The two head back to Donna's apartment. While attempting a threesome, Chong leaves to get ice. At this point, Donna's crazed racist biker husband Animal shows up, having broken out of prison. Cheech tries to escape out the window and ends up climbing the hotel naked. Chong then returns to the room and hides under the bed. Eventually, Animal has sex with Donna and they fall asleep. Cheech gets back into the hotel, returns to the room, and retrieves some clothes to wear.

Cheech then realizes Chong has signed away all their money to Howie. After getting a lift from Drooler and Noodles (disguised as women), the stoners find and break into the address on the check: a mental institution. They spend the night and in the morning they find Howie among the inmates. Cheech tries to grab Howie to get their money, but the doctors believe Cheech to be another patient and lock him in a straitjacket in a padded room. They also believe Chong is a doctor and put him in charge of medication. Chong finds a doctor to help, and Cheech and Chong are offered "the key to the universe" (LSD).

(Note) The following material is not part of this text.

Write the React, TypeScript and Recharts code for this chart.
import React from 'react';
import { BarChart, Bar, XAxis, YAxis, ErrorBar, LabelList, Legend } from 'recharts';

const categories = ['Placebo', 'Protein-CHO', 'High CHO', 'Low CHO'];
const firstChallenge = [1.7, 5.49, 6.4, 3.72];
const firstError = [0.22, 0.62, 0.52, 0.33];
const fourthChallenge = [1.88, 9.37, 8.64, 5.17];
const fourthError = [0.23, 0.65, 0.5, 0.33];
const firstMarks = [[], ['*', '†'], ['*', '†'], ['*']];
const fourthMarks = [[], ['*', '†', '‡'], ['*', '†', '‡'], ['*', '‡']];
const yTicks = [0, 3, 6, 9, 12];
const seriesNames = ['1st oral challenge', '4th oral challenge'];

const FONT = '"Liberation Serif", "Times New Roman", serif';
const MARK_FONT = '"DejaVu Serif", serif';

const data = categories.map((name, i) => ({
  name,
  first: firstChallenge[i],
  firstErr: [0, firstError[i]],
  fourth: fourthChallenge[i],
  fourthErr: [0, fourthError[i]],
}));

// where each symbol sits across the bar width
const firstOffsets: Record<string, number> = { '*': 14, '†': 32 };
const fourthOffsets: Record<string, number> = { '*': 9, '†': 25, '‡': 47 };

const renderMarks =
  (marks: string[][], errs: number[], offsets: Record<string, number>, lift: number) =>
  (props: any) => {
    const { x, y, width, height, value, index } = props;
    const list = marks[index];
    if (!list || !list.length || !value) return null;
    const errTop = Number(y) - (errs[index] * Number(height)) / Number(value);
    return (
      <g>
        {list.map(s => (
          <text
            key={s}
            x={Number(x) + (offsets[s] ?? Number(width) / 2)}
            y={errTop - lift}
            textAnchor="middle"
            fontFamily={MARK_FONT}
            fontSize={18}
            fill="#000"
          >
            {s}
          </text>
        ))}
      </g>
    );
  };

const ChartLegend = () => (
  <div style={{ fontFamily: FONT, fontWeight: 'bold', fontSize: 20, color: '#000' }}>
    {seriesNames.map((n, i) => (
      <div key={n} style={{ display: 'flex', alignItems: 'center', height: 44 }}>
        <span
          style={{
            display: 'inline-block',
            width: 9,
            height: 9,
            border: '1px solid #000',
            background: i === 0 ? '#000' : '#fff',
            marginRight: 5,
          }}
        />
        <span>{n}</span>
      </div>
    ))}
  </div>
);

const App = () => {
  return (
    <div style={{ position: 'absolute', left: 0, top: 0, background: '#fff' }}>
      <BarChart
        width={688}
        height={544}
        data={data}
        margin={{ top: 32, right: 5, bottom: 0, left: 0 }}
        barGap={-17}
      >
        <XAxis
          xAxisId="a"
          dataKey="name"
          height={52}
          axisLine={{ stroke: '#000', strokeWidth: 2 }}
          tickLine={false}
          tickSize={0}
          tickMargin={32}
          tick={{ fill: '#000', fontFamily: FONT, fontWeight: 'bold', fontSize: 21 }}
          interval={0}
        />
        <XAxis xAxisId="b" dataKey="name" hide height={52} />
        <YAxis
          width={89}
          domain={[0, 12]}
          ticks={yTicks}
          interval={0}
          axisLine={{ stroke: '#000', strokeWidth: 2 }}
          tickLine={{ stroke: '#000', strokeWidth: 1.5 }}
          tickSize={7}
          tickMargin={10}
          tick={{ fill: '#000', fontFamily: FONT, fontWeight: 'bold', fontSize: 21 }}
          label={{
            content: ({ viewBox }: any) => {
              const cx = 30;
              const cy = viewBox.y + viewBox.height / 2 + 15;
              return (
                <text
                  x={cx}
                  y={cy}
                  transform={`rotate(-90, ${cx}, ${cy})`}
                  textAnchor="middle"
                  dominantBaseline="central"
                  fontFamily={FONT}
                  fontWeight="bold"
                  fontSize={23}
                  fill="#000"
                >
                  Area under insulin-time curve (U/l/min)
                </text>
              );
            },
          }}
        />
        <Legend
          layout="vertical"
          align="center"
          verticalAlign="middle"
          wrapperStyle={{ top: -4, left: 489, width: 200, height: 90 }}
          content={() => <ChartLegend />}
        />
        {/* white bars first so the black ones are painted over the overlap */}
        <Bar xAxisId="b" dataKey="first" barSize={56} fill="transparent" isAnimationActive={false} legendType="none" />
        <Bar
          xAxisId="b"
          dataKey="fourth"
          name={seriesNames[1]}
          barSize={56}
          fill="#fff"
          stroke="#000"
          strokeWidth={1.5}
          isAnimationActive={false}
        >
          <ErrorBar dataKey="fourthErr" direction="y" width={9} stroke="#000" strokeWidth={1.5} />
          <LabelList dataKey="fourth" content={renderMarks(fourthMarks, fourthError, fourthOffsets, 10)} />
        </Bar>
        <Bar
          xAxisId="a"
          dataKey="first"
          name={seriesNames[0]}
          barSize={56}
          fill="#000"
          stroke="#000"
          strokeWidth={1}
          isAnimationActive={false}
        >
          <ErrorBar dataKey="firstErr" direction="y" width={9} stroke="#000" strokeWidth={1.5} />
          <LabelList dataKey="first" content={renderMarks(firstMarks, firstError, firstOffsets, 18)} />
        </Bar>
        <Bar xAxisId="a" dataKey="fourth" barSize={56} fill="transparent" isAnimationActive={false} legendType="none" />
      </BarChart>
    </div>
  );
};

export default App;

Chong passes out but Cheech endures a bizarre trip that ends the next morning when the head nurse awakens them. She has realized what has happened and apologizes to them, returns their money and sets them free. At this point, Stedanko's cops show up and arrest the head nurse and Howie instead. By now, Stedanko has become even more lizard like, complete with a tail.

With Weird Jimmy's marijuana plantation busted, Cheech and Chong resort to becoming male strippers at Club Paradise where they are billed as "The Sun Kings", Maui and Wowie.

==Cast==

- Cheech Marin as Cheech
- Tommy Chong as Chong "Man"
- Stacy Keach as Sergeant Stedanko
- Paul Reubens as Howie Hamburger Dude
- Evelyn Guerrero as Donna
- Peter Jason as Detective Drooler
- Tim Rossovich as "Noodles"
- Timothy Leary as Himself
- Sandra Bernhard as Girl Nut
- Tony Cox as "Midget Nut" (Credited as Joe Anthony Cox)
- Michael Winslow as Superman Nut
- Cheryl Smith as Group Blonde #1
- Linnea Quigley as Group Blonde #2

==Reception==
Janet Maslin of The New York Times wrote: "If marijuana has a way of heightening the hilarious aspects of things that might not otherwise be funny, then this is very much a marijuana movie. But Nice Dreams also has a more general appeal than that. These are high spirits that don't have to do with being high." Variety noted: "Although plot is impossible and filmmaking is still on the rudimentary side, effort is chock full of yocks, as the zippy pace, short running time and succession of outrageous bit players keep energy and audience attention from flagging." Gary Arnold of The Washington Post called the film "an outrageously amusing ramble". Sheila Benson of the Los Angeles Times wrote that the film "sure doesn't work if you're straight". Gene Siskel of the Chicago Tribune gave the film one-and-a-half stars out of four and described the level of humor as "infantile".

===Box office===
The film grossed $8,153,738 from 1,390 theaters in its opening weekend, the highest weekend of 1981 at the time of its opening. After 10 days, it had a gross of $17,392,850 and Film Comment noted that it had "garnered almost all of its business in the first two weeks, demonstrating that Cheech & Chong have a large and loyal following - they're the Abbott and Costello of the Head Set". The film was the seventh highest-grossing film of the summer with $35 million.